U.S. is ending a training program for Afghan pilots after almost half went AWOL in America

U.S. is ending a training program for Afghan pilots after almost half went AWOL in America
PETERSON AIR FORCE BASE, Colo. – An Afghanistan air force pilot, right, joins his trainer for a morning sortie of high-density-altitude training in an A-29 Super Tucano aircraft at Peterson Air Force Base, Colo., Aug. 24, 2016. 

A program to train Afghan attack pilots has been ended after the airmen kept going absent without leave, or AWOL, while training in the United States.

More than 40 per cent of the Afghan Air Force students enrolled in the U.S.-based training program to fly the AC-208 Combat Caravan, a light attack combat aircraft, went AWOL, according to a quarterly report by the Special Inspector General for Afghanistan Reconstruction, or SIGAR.

“Those students that did not go AWOL were pulled back to Afghanistan to complete their training: as a result, only one class graduated from the U.S.-based program,” the report says. “The second and third classes will continue and finish their training in Afghanistan.”

The training took place at Fort Worth, Texas, SIGAR told Air Force Times. Northrop Grumman operates a 5,000 square-foot custom-built classroom space located at Meacham Airport in Fort Worth.

“The AC-208 Training Center of Excellence is designed to provide partner nations with instructional classroom activities and initial aircrew and maintenance training on the Northrop Grumman modified AC-208 Eliminator aircraft,” a Northrop Grumman press release reads.

The AC-208 is essentially a Cessna that carries some Hellfire missiles. After the U.S. military withdrew from Iraq in 2011, the Iraq air force used a handful of the aircraft to take potshots at ISIS because it lacked adequate attack helicopters and jet fighters.

Aficionados of U.S. military efforts to train Afghan troops will find this latest revelation familiar. Two Afghan A-29 pilots disappeared in December 2015 while training at Moody Air Force Base, Georgia. Before that, three Afghan officers who went missing in Cape Cod were found near Niagara Falls on the Canadian border. One of the officers was later granted asylum.
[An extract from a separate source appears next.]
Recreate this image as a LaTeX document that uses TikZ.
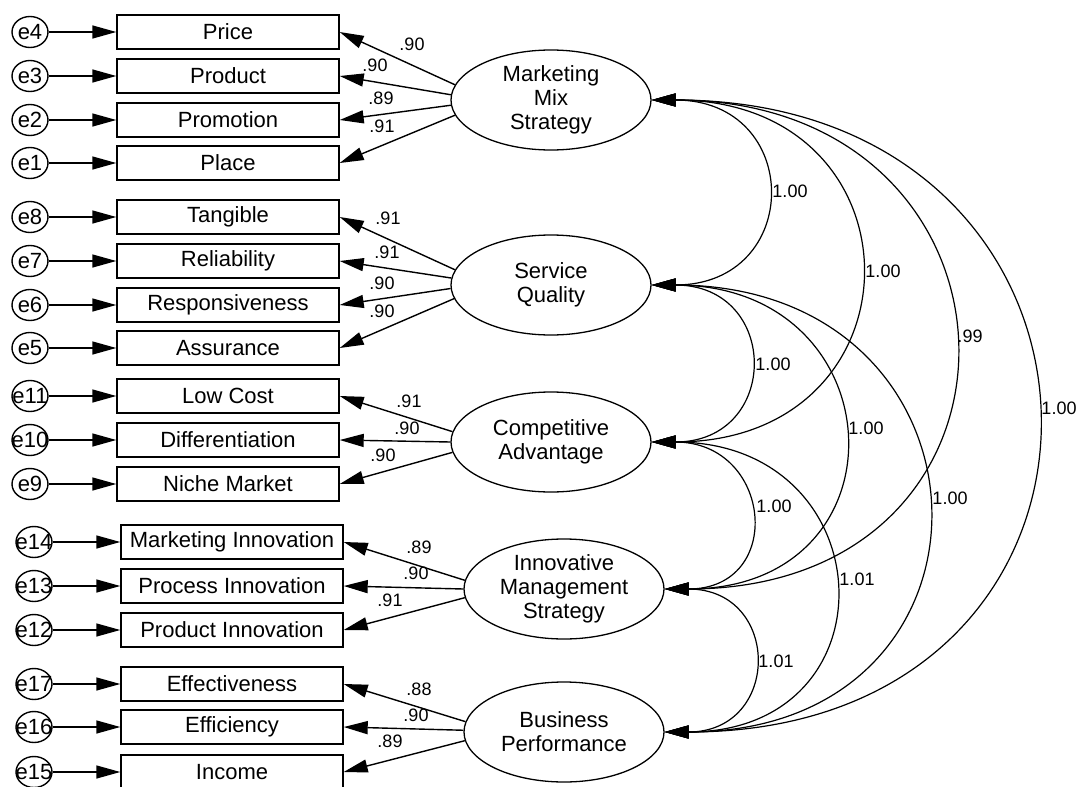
\documentclass[tikz,border=0pt]{standalone}
\usepackage{fontspec}
\setmainfont{Liberation Sans}
\usetikzlibrary{arrows.meta,shapes.geometric}
\tikzset{
  err node/.style={ellipse,draw,line width=1.4pt,minimum width=36pt,minimum height=31pt,inner sep=0pt,font=\fontsize{22}{24}\selectfont},
  item node/.style={rectangle,draw,line width=1.4pt,minimum width=222pt,minimum height=34pt,inner sep=0pt,font=\fontsize{22}{24}\selectfont},
  factor node/.style={ellipse,draw,line width=1.3pt,minimum width=200pt,minimum height=100pt,inner sep=0pt,align=center,font=\fontsize{22}{24}\selectfont},
  load edge/.style={-{Triangle[length=24pt,width=13pt]},line width=1.4pt},
  cov edge/.style={{Triangle[length=24pt,width=13pt]}-{Triangle[length=24pt,width=13pt]},line width=1.2pt},
  coef/.style={inner sep=0pt,font=\fontsize{18}{18}\selectfont},
}
\newcommand{\errtext}[1]{\makebox[0pt]{#1}}

\begin{document}
\begin{tikzpicture}[x=1pt,y=-1pt]
  \useasboundingbox (0,0) rectangle (1077,787);
  % indicators
  \node[item node] (price) at (228,32) {Price};
  \node[item node] (product) at (228,76) {Product};
  \node[item node] (promotion) at (228,120) {Promotion};
  \node[item node] (place) at (228,163) {Place};
  \node[item node] (tangible) at (228,217) {Tangible};
  \node[item node] (reliab) at (228,261) {Reliability};
  \node[item node] (respons) at (228,305) {Responsiveness};
  \node[item node] (assur) at (228,348) {Assurance};
  \node[item node] (lowcost) at (228,396) {Low Cost};
  \node[item node] (diff) at (228,440) {Differentiation};
  \node[item node] (niche) at (228,484) {Niche Market};
  \node[item node] (mktinn) at (232,542) {Marketing Innovation};
  \node[item node] (procinn) at (232,586) {Process Innovation};
  \node[item node] (prodinn) at (232,630) {Product Innovation};
  \node[item node] (effect) at (232,684) {Effectiveness};
  \node[item node] (effic) at (232,727) {Efficiency};
  \node[item node] (income) at (232,772) {Income};
  % error terms
  \node[err node] (e4) at (30,32) {\errtext{e4}};
  \node[err node] (e3) at (30,76) {\errtext{e3}};
  \node[err node] (e2) at (30,120) {\errtext{e2}};
  \node[err node] (e1) at (30,163) {\errtext{e1}};
  \node[err node] (e8) at (30,217) {\errtext{e8}};
  \node[err node] (e7) at (30,261) {\errtext{e7}};
  \node[err node] (e6) at (30,305) {\errtext{e6}};
  \node[err node] (e5) at (30,348) {\errtext{e5}};
  \node[err node] (e11) at (30,396) {\errtext{e11}};
  \node[err node] (e10) at (30,440) {\errtext{e10}};
  \node[err node] (e9) at (30,484) {\errtext{e9}};
  \node[err node] (e14) at (34,542) {\errtext{e14}};
  \node[err node] (e13) at (34,586) {\errtext{e13}};
  \node[err node] (e12) at (34,630) {\errtext{e12}};
  \node[err node] (e17) at (34,684) {\errtext{e17}};
  \node[err node] (e16) at (34,727) {\errtext{e16}};
  \node[err node] (e15) at (34,772) {\errtext{e15}};
  \draw[load edge] (e4) -- (price);
  \draw[load edge] (e3) -- (product);
  \draw[load edge] (e2) -- (promotion);
  \draw[load edge] (e1) -- (place);
  \draw[load edge] (e8) -- (tangible);
  \draw[load edge] (e7) -- (reliab);
  \draw[load edge] (e6) -- (respons);
  \draw[load edge] (e5) -- (assur);
  \draw[load edge] (e11) -- (lowcost);
  \draw[load edge] (e10) -- (diff);
  \draw[load edge] (e9) -- (niche);
  \draw[load edge] (e14) -- (mktinn);
  \draw[load edge] (e13) -- (procinn);
  \draw[load edge] (e12) -- (prodinn);
  \draw[load edge] (e17) -- (effect);
  \draw[load edge] (e16) -- (effic);
  \draw[load edge] (e15) -- (income);
  % latent factors
  \node[factor node] (mms) at (551,100) {Marketing\\Mix\\Strategy};
  \node[factor node] (sq) at (551,285) {Service\\Quality};
  \node[factor node] (ca) at (551,442) {Competitive\\Advantage};
  \node[factor node] (ims) at (564,589) {Innovative\\Management\\Strategy};
  \node[factor node] (bp) at (564,732) {Business\\Performance};
  % loadings
  \draw[load edge] (mms.171) -- (price.east);
  \draw[load edge] (mms.177) -- (product.east);
  \draw[load edge] (mms.183) -- (promotion.east);
  \draw[load edge] (mms.189) -- (place.east);
  \draw[load edge] (sq.171) -- (tangible.east);
  \draw[load edge] (sq.176) -- (reliab.east);
  \draw[load edge] (sq.182) -- (respons.east);
  \draw[load edge] (sq.188) -- (assur.east);
  \draw[load edge] (ca.174) -- (lowcost.east);
  \draw[load edge] (ca.180) -- (diff.east);
  \draw[load edge] (ca.186) -- (niche.east);
  \draw[load edge] (ims.175) -- (mktinn.east);
  \draw[load edge] (ims.180) -- (procinn.east);
  \draw[load edge] (ims.185) -- (prodinn.east);
  \draw[load edge] (bp.174) -- (effect.east);
  \draw[load edge] (bp.179) -- (effic.east);
  \draw[load edge] (bp.185) -- (income.east);
  \node[coef] (l1) at (412,44) {.90};
  \node[coef] (l2) at (375,65) {.90};
  \node[coef] (l3) at (381,98) {.89};
  \node[coef] (l4) at (382,126) {.91};
  \node[coef] (l5) at (388,218) {.91};
  \node[coef] (l6) at (387,252) {.91};
  \node[coef] (l7) at (382,283) {.90};
  \node[coef] (l8) at (382,311) {.90};
  \node[coef] (l9) at (409,401) {.91};
  \node[coef] (l10) at (407,428) {.90};
  \node[coef] (l11) at (383,455) {.90};
  \node[coef] (l12) at (419,547) {.89};
  \node[coef] (l13) at (416,573) {.90};
  \node[coef] (l14) at (390,600) {.91};
  \node[coef] (l15) at (419,689) {.88};
  \node[coef] (l16) at (416,715) {.90};
  \node[coef] (l17) at (390,741) {.89};
  % covariances
  \draw[cov edge] (mms.east) .. controls +(152,0) and +(152,0) .. (sq.east);
  \draw[cov edge] (mms.east) .. controls +(276,0) and +(276,0) .. (ca.east);
  \draw[cov edge] (mms.east) .. controls +(393,0) and +(393,0) .. (ims.east);
  \draw[cov edge] (mms.east) .. controls +(503,0) and +(503,0) .. (bp.east);
  \draw[cov edge] (sq.east) .. controls +(129,0) and +(129,0) .. (ca.east);
  \draw[cov edge] (sq.east) .. controls +(246,0) and +(246,0) .. (ims.east);
  \draw[cov edge] (sq.east) .. controls +(357,0) and +(357,0) .. (bp.east);
  \draw[cov edge] (ca.east) .. controls +(121,0) and +(121,0) .. (ims.east);
  \draw[cov edge] (ca.east) .. controls +(233,0) and +(233,0) .. (bp.east);
  \draw[cov edge] (ims.east) .. controls +(117,0) and +(117,0) .. (bp.east);
  \node[coef] (c1) at (790,191) {1.00};
  \node[coef] (c2) at (883,271) {1.00};
  \node[coef] (c3) at (970,336) {.99};
  \node[coef] (c4) at (1059,408) {1.00};
  \node[coef] (c5) at (773,364) {1.00};
  \node[coef] (c6) at (866,428) {1.00};
  \node[coef] (c7) at (950,498) {1.00};
  \node[coef] (c8) at (774,506) {1.00};
  \node[coef] (c9) at (857,579) {1.01};
  \node[coef] (c10) at (776,661) {1.01};
\end{tikzpicture}
\end{document}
The first female Afghan pilot was also granted asylum after she continuously received death threats, according to the Wall Street Journal.

However, the phenomenon is neither new nor limited to Afghan Air Force trainees.

Nearly half of all foreign military trainees that went AWOL while training in the United States since 2005 was from Afghanistan (152 of 320),” SIGAR reported in October 2017.

“Of the 152 AWOL Afghan trainees, 83 either fled the United States after going AWOL or remain unaccounted for.”